Go Henry, No Henry
By Albert B. Kelly
I can be a bit of a dinosaur when it comes to certain things we consider progress. That’s especially true when it comes to children and the ways we tend to rob children of “childhood”. One example of my angst involves children and smartphones. I don’t know the perfect age for a young person to have a smartphone, but I refuse to believe that much good can come out of 9 or 10 year-olds having iPhones.
At first glance, what could possibly be wrong with gohenry? It helps kids learn how to handle money and budget and understand all sorts of financial literacy-type things that even some of us adults struggle to comprehend. That’s gohenry’s pitch, as it says on its website “making every kid good with money”.
The goal of financial literacy is a worthy one, but I’m not so sure that this isn’t just another way for a credit card company to groom and prime the next generation of potential customers who will soon transition to credit cards, no doubt theirs, racking up debt at an even younger ages. I’m all for brand loyalty, but not when it comes to creating appetites for consumer debt in kids.
We already live in a society that is marked not so much for what it manufactures since we now outsource most everything and not even as a service-oriented economy since everything from transportation (think Uber) and lodging (think Airbnb) to retail (think Amazon) is now a digital platform, but as a society that mostly just buys and consumes stuff and we go into to debt to do it.
If that’s not enough, we’re now consumers who want same-day delivery. So it’s not enough to buy things; we don’t want to wait for whatever we buy- we want it almost as soon as we empty our digital shopping carts. If you think that’s accidental or simply a byproduct of the digital age, you would be wrong.
Those who sell us things don’t want us to think about our purchases or the ramifications, i.e., whether we can afford it or need it, they groom us to buy on impulse. It took time to make us impulsive consumers and it was done in the name of comfort and convenience. So it is with “gohenry”, it’s about convenience as you plunk down your child’s allowance on his or her debit card that they’ll use to buy goodness-knows-what with virtually no parental oversight.
And I can only imagine the amount of backdoor data the company will amass on a family’s spending habits and finances and how that data will be leveraged and manipulated to maximize profits. At the same time, children are being conditioned to be impulse consumers, apart from their parents, as they hand over their data and debit cards with all the long term consequences that come with such transactions.
My guess is that a good many of today’s parents struggle with setting boundaries for their children and when necessary, telling them “no”. I can imagine the pressure from some children toward a parent to add more money to their card and the pressure parents will feel to comply- the going price to be liked.
gohenry allows parents to “add money to your parent account by debit card” as well as “set up regular allowance transfers” or better yet, “make one-off transfers and help your child earn extra by completing tasks”. The negotiations that will now attach to finishing one’s homework, cleaning one’s room, or eating one’s green beans might reach a whole new level of ugly.
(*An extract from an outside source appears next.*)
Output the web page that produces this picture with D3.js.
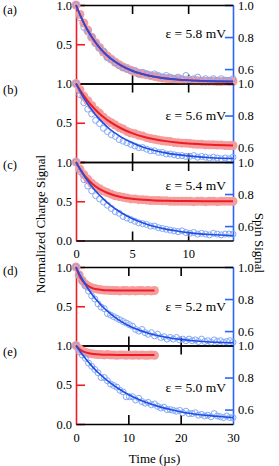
<!DOCTYPE html>
<html>
<head>
<meta charset="utf-8">
<script src="https://cdn.jsdelivr.net/npm/d3@7"></script>
<style>
  html, body { margin: 0; padding: 0; background: #fff; }
  svg { display: block; }
</style>
</head>
<body>
<svg id="chart" width="279" height="466"></svg>
<script>
// sample times (µs)
const timeShort = [0, 0.35, 0.7, 1.05, 1.4, 1.75, 2.1, 2.45, 2.8, 3.15, 3.5, 3.85, 4.2, 4.55, 4.9,
    5.25, 5.6, 5.95, 6.3, 6.65, 7.0, 7.35, 7.7, 8.05, 8.4, 8.75, 9.1, 9.45, 9.8, 10.15, 10.5,
    10.85, 11.2, 11.55, 11.9, 12.25, 12.6, 12.95, 13.3, 13.65, 14.0];
const timeLong = [0, 0.6, 1.2, 1.8, 2.4, 3.0, 3.6, 4.2, 4.8, 5.4, 6.0, 6.6, 7.2, 7.8, 8.4, 9.0,
    9.6, 10.2, 10.8, 11.4, 12.0, 12.6, 13.2, 13.8, 14.4, 15.0, 15.6, 16.2, 16.8, 17.4, 18.0,
    18.6, 19.2, 19.8, 20.4, 21.0, 21.6, 22.2, 22.8, 23.4, 24.0, 24.6, 25.2, 25.8, 26.4, 27.0,
    27.6, 28.2, 28.8, 29.4, 30.0];

// normalized charge signal (left axis)
const chargeA = [1.00, 0.88, 0.77, 0.68, 0.59, 0.52, 0.46, 0.40, 0.35, 0.31, 0.27, 0.24, 0.21, 0.19,
    0.17, 0.15, 0.13, 0.12, 0.11, 0.10, 0.09, 0.08, 0.07, 0.065, 0.06, 0.055, 0.05, 0.045, 0.04,
    0.04, 0.035, 0.035, 0.03, 0.03, 0.03, 0.03, 0.025, 0.025, 0.03, 0.025, 0.025];
const chargeB = [1.00, 0.92, 0.84, 0.78, 0.72, 0.66, 0.62, 0.57, 0.53, 0.50, 0.47, 0.44, 0.42, 0.39,
    0.37, 0.36, 0.34, 0.33, 0.31, 0.30, 0.29, 0.28, 0.27, 0.265, 0.26, 0.25, 0.245, 0.24, 0.24,
    0.235, 0.23, 0.225, 0.225, 0.22, 0.22, 0.22, 0.215, 0.215, 0.21, 0.21, 0.21];
const chargeC = [1.00, 0.91, 0.84, 0.78, 0.73, 0.69, 0.66, 0.63, 0.61, 0.59, 0.57, 0.56, 0.55, 0.54,
    0.53, 0.53, 0.52, 0.52, 0.515, 0.51, 0.51, 0.51, 0.505, 0.505, 0.50, 0.50, 0.50, 0.50, 0.50,
    0.50, 0.495, 0.50, 0.50, 0.495, 0.50, 0.50, 0.495, 0.50, 0.50, 0.50, 0.50];
const chargeD = [1.00, 0.90, 0.83, 0.78, 0.755, 0.735, 0.725, 0.715, 0.71, 0.705, 0.705, 0.70, 0.70,
    0.70, 0.695, 0.70, 0.70, 0.695, 0.70, 0.695, 0.70, 0.70, 0.695, 0.70, 0.695, 0.70];
const chargeE = [1.00, 0.96, 0.93, 0.915, 0.90, 0.895, 0.89, 0.885, 0.885, 0.88, 0.885, 0.88, 0.88,
    0.875, 0.88, 0.88, 0.875, 0.88, 0.875, 0.88, 0.875, 0.88, 0.875, 0.875, 0.88, 0.875];

// spin signal (right axis)
const spinA = [1.00, 0.92, 0.86, 0.83, 0.80, 0.76, 0.73, 0.71, 0.67, 0.66, 0.64, 0.62, 0.61, 0.60,
    0.59, 0.59, 0.57, 0.58, 0.57, 0.56, 0.57, 0.56, 0.55, 0.56, 0.55, 0.54, 0.55, 0.54, 0.56,
    0.53, 0.54, 0.55, 0.53, 0.54, 0.53, 0.54, 0.53, 0.54, 0.53, 0.53, 0.54];
const spinB = [1.00, 0.93, 0.88, 0.84, 0.81, 0.77, 0.75, 0.72, 0.70, 0.68, 0.67, 0.65, 0.64, 0.63,
    0.62, 0.61, 0.60, 0.60, 0.59, 0.58, 0.58, 0.57, 0.57, 0.56, 0.56, 0.555, 0.55, 0.55, 0.545,
    0.545, 0.55, 0.54, 0.545, 0.54, 0.535, 0.54, 0.535, 0.53, 0.535, 0.53, 0.54];
const spinC = [1.00, 0.94, 0.89, 0.85, 0.82, 0.79, 0.77, 0.75, 0.73, 0.71, 0.69, 0.68, 0.66, 0.65,
    0.64, 0.63, 0.62, 0.615, 0.61, 0.60, 0.60, 0.59, 0.585, 0.58, 0.575, 0.57, 0.565, 0.57, 0.56,
    0.555, 0.56, 0.55, 0.555, 0.55, 0.545, 0.555, 0.55, 0.545, 0.55, 0.55, 0.55];
const spinD = [1.00, 0.95, 0.91, 0.88, 0.85, 0.82, 0.80, 0.77, 0.75, 0.74, 0.71, 0.70, 0.69, 0.68,
    0.67, 0.66, 0.65, 0.64, 0.63, 0.61, 0.60, 0.61, 0.59, 0.58, 0.59, 0.57, 0.58, 0.56, 0.565,
    0.55, 0.56, 0.55, 0.56, 0.545, 0.55, 0.54, 0.55, 0.54, 0.545, 0.535, 0.55, 0.535, 0.54, 0.53,
    0.545, 0.535, 0.54, 0.53, 0.535, 0.54, 0.53];
const spinE = [1.00, 0.96, 0.94, 0.92, 0.89, 0.87, 0.85, 0.83, 0.80, 0.80, 0.78, 0.76, 0.75, 0.74,
    0.72, 0.71, 0.68, 0.68, 0.68, 0.66, 0.67, 0.65, 0.64, 0.645, 0.63, 0.635, 0.62, 0.61, 0.615,
    0.60, 0.60, 0.595, 0.59, 0.595, 0.58, 0.59, 0.575, 0.575, 0.58, 0.565, 0.57, 0.56, 0.565,
    0.555, 0.575, 0.56, 0.555, 0.55, 0.56, 0.55, 0.55];

// fitted curves
const fitTimeShort = [0, 0.5, 1, 1.5, 2, 2.5, 3, 4, 5, 6, 7, 8, 9, 10, 12, 14];
const fitChargeA = [1.0, 0.829, 0.687, 0.571, 0.474, 0.394, 0.329, 0.231, 0.163, 0.118, 0.086, 0.065, 0.051, 0.041, 0.030, 0.025];
const fitSpinA = [1.0, 0.916, 0.847, 0.790, 0.742, 0.703, 0.671, 0.623, 0.590, 0.568, 0.552, 0.542, 0.535, 0.530, 0.525, 0.522];
const fitChargeB = [1.0, 0.884, 0.786, 0.701, 0.628, 0.566, 0.514, 0.430, 0.368, 0.322, 0.290, 0.266, 0.248, 0.235, 0.219, 0.210];
const fitSpinB = [1.0, 0.933, 0.876, 0.827, 0.784, 0.748, 0.716, 0.667, 0.630, 0.602, 0.582, 0.567, 0.556, 0.548, 0.537, 0.532];
const fitChargeC = [1.0, 0.879, 0.787, 0.718, 0.665, 0.625, 0.595, 0.554, 0.531, 0.518, 0.510, 0.506, 0.503, 0.502, 0.501, 0.500];
const fitSpinC = [1.0, 0.939, 0.886, 0.840, 0.800, 0.765, 0.734, 0.685, 0.647, 0.619, 0.597, 0.581, 0.569, 0.559, 0.547, 0.540];

const fitTimeCharge = [0, 0.5, 1, 1.5, 2, 3, 4, 5, 6, 8, 10, 12, 15];
const fitChargeD = [1.0, 0.910, 0.847, 0.803, 0.772, 0.735, 0.717, 0.708, 0.704, 0.701, 0.700, 0.700, 0.700];
const fitChargeE = [1.0, 0.964, 0.939, 0.921, 0.909, 0.894, 0.887, 0.883, 0.882, 0.880, 0.880, 0.880, 0.880];
const fitTimeLong = [0, 1, 2, 3, 4, 5, 6, 8, 10, 12, 14, 16, 18, 20, 22, 25, 28, 30];
const fitSpinD = [1.0, 0.936, 0.880, 0.832, 0.791, 0.755, 0.724, 0.673, 0.635, 0.606, 0.585, 0.569, 0.557, 0.548, 0.541, 0.533, 0.529, 0.527];
const fitSpinE = [1.0, 0.953, 0.911, 0.873, 0.838, 0.808, 0.780, 0.733, 0.694, 0.663, 0.638, 0.617, 0.601, 0.587, 0.576, 0.564, 0.555, 0.550];

// labels and ticks
const panelLetters = ['(a)', '(b)', '(c)', '(d)', '(e)'];
const epsilonLabels = ['ε = 5.8 mV', 'ε = 5.6 mV', 'ε = 5.4 mV', 'ε = 5.2 mV', 'ε = 5.0 mV'];
const timeTicksShort = [0, 5, 10];
const timeTicksLong = [0, 10, 20, 30];
const chargeTicks = [0, 0.5, 1.0];
const spinTicks = [0.6, 0.8, 1.0];

const RED = '#ee1c24';
const PINK = '#f59c9c';
const BLUE = '#1d4fe6';
const LIGHT_BLUE = '#85a8f6';
const AXIS_BLUE = '#2a66f4';
const FONT = "'Liberation Serif'";

const PLOT_LEFT = 76;
const PLOT_RIGHT = 233;
const PANEL_H = 78.5;
const SPIN_MIN = 0.51;

const groups = [
    { top: 5, domain: [0, 14], ticks: timeTicksShort, rows: 3 },
    { top: 267, domain: [0, 30], ticks: timeTicksLong, rows: 2 }
];

// per-panel text placement (baseline offset from panel top)
const letterOffset = [9, 10, 6.5, 8, 10.5];
const epsOffset = [33, 36, 27.5, 44, 46.5];

const panels = [
    { group: 0, row: 0, tc: timeShort, charge: chargeA, spin: spinA, ft: fitTimeShort, fc: fitChargeA, fst: fitTimeShort, fs: fitSpinA },
    { group: 0, row: 1, tc: timeShort, charge: chargeB, spin: spinB, ft: fitTimeShort, fc: fitChargeB, fst: fitTimeShort, fs: fitSpinB },
    { group: 0, row: 2, tc: timeShort, charge: chargeC, spin: spinC, ft: fitTimeShort, fc: fitChargeC, fst: fitTimeShort, fs: fitSpinC },
    { group: 1, row: 0, tc: timeLong, charge: chargeD, spin: spinD, ft: fitTimeCharge, fc: fitChargeD, fst: fitTimeLong, fs: fitSpinD },
    { group: 1, row: 1, tc: timeLong, charge: chargeE, spin: spinE, ft: fitTimeCharge, fc: fitChargeE, fst: fitTimeLong, fs: fitSpinE }
];

const svg = d3.select('#chart');
const fmt1 = d3.format('.1f');

function styleAxis(g, color) {
    g.attr('font-family', null).attr('font-size', null);
    g.select('.domain').attr('stroke', color).attr('stroke-width', 1.6);
    g.selectAll('.tick line').attr('stroke', color).attr('stroke-width', 1.6);
    g.selectAll('.tick text').attr('fill', '#000')
        .style('font-family', FONT).style('font-size', '12.5px');
}

function drawPanel(p, i) {
    const grp = groups[p.group];
    const top = grp.top + p.row * PANEL_H;
    const bottom = top + PANEL_H;
    const isBottom = p.row === grp.rows - 1;
    const innerTicks = grp.ticks.filter(t => t > grp.domain[0] && t < grp.domain[1]);

    const x = d3.scaleLinear().domain(grp.domain).range([PLOT_LEFT, PLOT_RIGHT]);
    const yCharge = d3.scaleLinear().domain([0, 1]).range([bottom, top]);
    const ySpin = d3.scaleLinear().domain([SPIN_MIN, 1]).range([bottom, top]);

    const g = svg.append('g');

    // left (charge) axis
    g.append('g')
        .attr('transform', `translate(${PLOT_LEFT},0)`)
        .call(d3.axisLeft(yCharge).tickValues(chargeTicks).tickSizeInner(-9).tickSizeOuter(0)
            .tickPadding(4).tickFormat(d => (d === 0 && !isBottom) ? '' : fmt1(d)))
        .call(a => styleAxis(a, RED));

    // right (spin) axis
    g.append('g')
        .attr('transform', `translate(${PLOT_RIGHT},0)`)
        .call(d3.axisRight(ySpin).tickValues(spinTicks).tickSizeInner(-8).tickSizeOuter(0)
            .tickPadding(5).tickFormat(fmt1))
        .call(a => styleAxis(a, AXIS_BLUE));

    // top edge
    g.append('g')
        .attr('transform', `translate(0,${top})`)
        .call(d3.axisBottom(x).tickValues(innerTicks).tickSizeInner(9).tickSizeOuter(0).tickFormat(''))
        .call(a => styleAxis(a, '#000'));

    // bottom edge
    g.append('g')
        .attr('transform', `translate(0,${bottom})`)
        .call(d3.axisBottom(x).tickValues(isBottom ? grp.ticks : innerTicks).tickSizeInner(-9)
            .tickSizeOuter(0).tickPadding(9).tickFormat(isBottom ? d3.format('d') : ''))
        .call(a => styleAxis(a, '#000'))
        .call(a => a.selectAll('.tick line')
            .attr('opacity', d => (d === grp.domain[0] || d === grp.domain[1]) ? 0 : 1));

    // charge markers
    g.append('g').selectAll('circle')
        .data(p.charge)
        .join('circle')
        .attr('cx', (d, k) => x(p.tc[k]))
        .attr('cy', d => yCharge(d))
        .attr('r', 4.5)
        .attr('fill', PINK);

    // spin markers
    g.append('g').selectAll('circle')
        .data(p.spin)
        .join('circle')
        .attr('cx', (d, k) => x(p.tc[k]))
        .attr('cy', d => ySpin(d))
        .attr('r', 3)
        .attr('fill', 'none')
        .attr('stroke', LIGHT_BLUE)
        .attr('stroke-width', 1);

    const chargeLine = d3.line()
        .x((d, k) => x(p.ft[k]))
        .y(d => yCharge(d))
        .curve(d3.curveMonotoneX);
    g.append('path')
        .attr('d', chargeLine(p.fc))
        .attr('fill', 'none')
        .attr('stroke', RED)
        .attr('stroke-width', 2);

    const spinLine = d3.line()
        .x((d, k) => x(p.fst[k]))
        .y(d => ySpin(d))
        .curve(d3.curveMonotoneX);
    g.append('path')
        .attr('d', spinLine(p.fs))
        .attr('fill', 'none')
        .attr('stroke', BLUE)
        .attr('stroke-width', 1.6);

    g.append('text')
        .attr('x', 3)
        .attr('y', top + letterOffset[i])
        .style('font-family', FONT)
        .style('font-size', '12.5px')
        .text(panelLetters[i]);

    g.append('text')
        .attr('x', 226)
        .attr('y', top + epsOffset[i])
        .attr('text-anchor', 'end')
        .style('font-family', FONT)
        .style('font-size', '13.5px')
        .text(epsilonLabels[i]);

    if (isBottom && p.group === 1) {
        g.append('text')
            .attr('x', (PLOT_LEFT + PLOT_RIGHT) / 2)
            .attr('y', bottom + 39)
            .attr('text-anchor', 'middle')
            .style('font-family', FONT)
            .style('font-size', '13px')
            .text('Time (µs)');
    }
}

panels.forEach(drawPanel);

svg.append('text')
    .attr('transform', 'translate(45,224) rotate(-90)')
    .attr('text-anchor', 'middle')
    .style('font-family', FONT)
    .style('font-size', '13px')
    .text('Normalized Charge Signal');

svg.append('text')
    .attr('transform', 'translate(255,243) rotate(90)')
    .attr('text-anchor', 'middle')
    .style('font-family', FONT)
    .style('font-size', '13px')
    .text('Spin Signal');
</script>
</body>
</html>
I’m all for teaching financial literacy to children, but this has the same feel as the video games that encourage kids to spend huge sums on “in-game” perks using their parent’s credit cards- it’s a backdoor way to separate people from their money through their children and imbed into a family’s finances. There are already too many ways that society takes innocence and simplicity out of childhood, a debit card should not be one of them.